As of 2016, the Office of the State Auditor noted that there were 195 Minnesota cities (out of 853) operating 228 municipal liquor stores. Of the 195 cities with municipal operations, only 19 cities located within the Seven-County Metro Area own and operate liquor establishments. The State Auditor noted that the metro area liquor operators accounted for only 9.7% of the municipal liquor store count but represented 34.5% of total sales and 26.5% of total profits. Metro area sales totaled $118.8 million, or about $6.3 million per city; profits totaled $6.0 million, or 5.3% of sales with the average city earning $315,000. Only one city, Savage, operated at a loss, with the majority earning profits of 2.0% to 6.0%.
There are many opinions on whether cities should be in the liquor business. Proponents of free markets do not believe governments belong operating a for profit business, while the cities themselves rely on the additional income to balance budgets. However, what really matters is whether the residents and taxpayers of the cities with municipal liquor operations see some form of economic benefit from the presence of the city owned liquor stores. Measures of success in a private liquor store are return on equity and return of capital, both of which are conveyed via profits. City managers, as stewards of a city’s financial resources, have a fiduciary responsibility to generate profits from their liquor operations. Minnesota state law requires cities that incur losses in two of the last three years to hold a public hearing on the future direction of municipal liquor operations.

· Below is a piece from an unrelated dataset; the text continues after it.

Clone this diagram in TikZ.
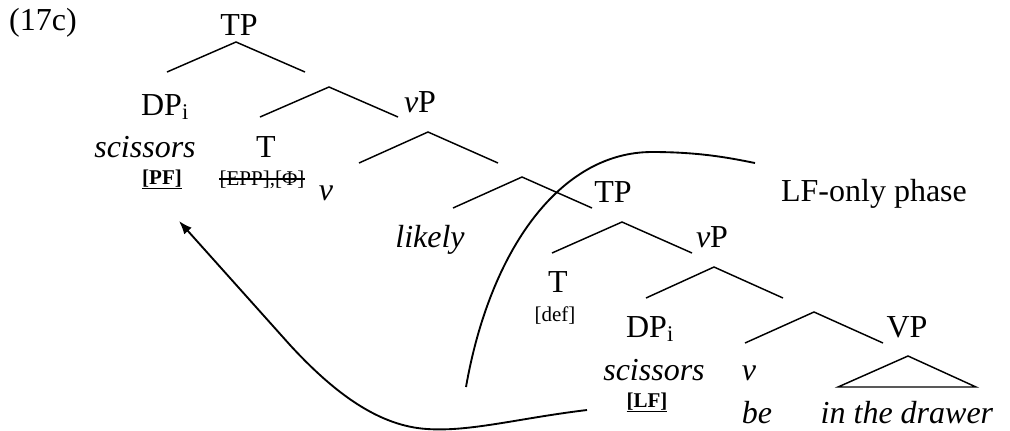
\documentclass[tikz,border=0pt]{standalone}
\usepackage{fontspec}
\setmainfont{Liberation Serif}
\usetikzlibrary{arrows.meta}
\tikzset{
  lbl/.style={inner sep=0pt, anchor=base, font=\fontsize{24}{28}\selectfont},
  feat/.style={inner sep=0pt, anchor=base, font=\fontsize{15.75}{18}\selectfont},
  branch/.style={line width=1.1pt},
  phase/.style={line width=1.4pt},
  move/.style={line width=1.4pt, -{Latex[length=10pt,width=7.5pt]}}
}
\begin{document}
\begin{tikzpicture}[x=0.75pt,y=-0.75pt]
\useasboundingbox (0,0) rectangle (1010,430);
\node[lbl] (ex) at (43,30) {(17c)};
% upper clause
\node[lbl] (tpa) at (239,35) {TP};
\node[lbl] (dpa) at (165,115) {DP\textsubscript{i}};
\node[lbl] (sca) at (145,157) {\textit{scissors}};
\node[feat] (pf) at (162,184) {\underline{\textbf{[PF]}}};
\node[lbl] (ta) at (266,157) {T};
\node[feat] (epp) at (262,185) {[EPP],[Φ]};
\draw[line width=0.8pt] ([yshift=4.5pt]epp.base west) -- ([yshift=4.5pt]epp.base east);
\node[lbl] (vpa) at (420,112) {\textit{v}P};
\node[lbl] (va) at (326,200) {\textit{v}};
\node[lbl] (likely) at (430,247) {\textit{likely}};
% lower clause
\node[lbl] (tpb) at (613,202) {TP};
\node[lbl] (tb) at (558,292) {T};
\node[feat] (def) at (555,321) {[def]};
\node[lbl] (vpb) at (712,247) {\textit{v}P};
\node[lbl] (dpb) at (650,337) {DP\textsubscript{i}};
\node[lbl] (scb) at (654,380) {\textit{scissors}};
\node[feat] (lf) at (647,407) {\underline{\textbf{[LF]}}};
\node[lbl] (vb) at (749,380) {\textit{v}};
\node[lbl] (be) at (757,423) {\textit{be}};
\node[lbl] (vp) at (907,337) {VP};
\node[lbl] (drawer) at (907,423) {\textit{in the drawer}};
\node[lbl] (only) at (874,201) {LF-only phase};
% branches
\coordinate (b1) at (236,42);
\coordinate (b2) at (329,87);
\coordinate (b3) at (428,132);
\coordinate (b4) at (522,177);
\coordinate (b5) at (622,222);
\coordinate (b6) at (714,267);
\coordinate (b7) at (814,312);
\coordinate (tri) at (908,356);
\draw[branch] (b1) +(-69,30) -- (b1) -- +(69,30);
\draw[branch] (b2) +(-69,30) -- (b2) -- +(69,30);
\draw[branch] (b3) +(-69,31) -- (b3) -- +(70,31);
\draw[branch] (b4) +(-69,31) -- (b4) -- +(70,31);
\draw[branch] (b5) +(-70,31) -- (b5) -- +(70,31);
\draw[branch] (b6) +(-68,31) -- (b6) -- +(69,31);
\draw[branch] (b7) +(-69,31) -- (b7) -- +(69,31);
\draw[branch] (tri) -- +(-70,31) -- +(68,31) -- cycle;
% phase boundary
\draw[phase] (466,387) .. controls (490,250) and (560,152) .. (652,152)
  .. controls (700,152) and (730,158) .. (755,163);
% movement
\coordinate (mvfrom) at (587,410);
\coordinate (mvto) at (179,221);
\draw[move] (mvfrom) .. controls (520,418) and (470,432) .. (427,429)
  .. controls (380,426) and (336,395) .. (290,345) -- (mvto);
\end{tikzpicture}
\end{document}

Returning to the State Auditor data, with the profits generated from liquor operations, cities can choose to reinvest back into the liquor operation or provide a transfer to the city’s general budget. This is equivalent to a private company making a distribution or dividend payment. Transfers totaled $5.3 million in 2016 for the 19 metro area municipalities, or 4.4% of revenues. With these transfers, cities were able to accomplish many stated tasks, such as Anoka using its transferred liquor profits to benefit the city park system, or Edina using its transferred profits to reduce the cost of city services, or Lakeville using its transferred profits to purchase equipment for the city. What often goes unstated, is that these profits are used to directly reduce the property tax burden for the taxpayers. Without municipal liquor profits, cities would need to either reduce their budgets or increase their fees and property taxes. Raising property taxes is an especially contentious topic, and thus cities utilize the profits to fund portions of the budget.
Shenehon’s independent research into municipal liquor operations revealed that in general, they do not operate any differently than a private liquor store. Municipal liquor stores must abide by Minnesota liquor laws, including opening and closing hours, follow the same three-tier distribution model, remit retail sales tax to the Department of Revenue, and cannot charge materially different prices than the private competition and reasonably expect to maintain their customer base. The entrance of Total Wine into the Minnesota market has had the single largest impact on both private and public liquor stores, with prices being lowered on all fronts in an effort to remain competitive. In our research, we found that where municipal operations differ from the private competition, is they have a larger retail store footprint, feature a broader selection of products, carry significantly less debt, and are generally more profitable than the private competition. The Risk Management Association noted in its 2017-2018 Annual Statements Study that the median profit for private liquor stores of all sizes was 3.2%, compared to 5.3% for the municipal operations.
The economic benefits afforded metro area residents and taxpayers in cities with municipal liquor stores is a lower tax burden as a result of the municipal liquor stores generating profits. They also benefit from a publicly owned asset that generates an economic return on equity and provides a return of capital, putting taxpayer dollars to productive use. Residents and taxpayers alike benefit from possessing an investment that provides for parks, streets, lights, equipment, and more, all purchased with profits generated by the municipal liquor store rather than paid for by direct taxation.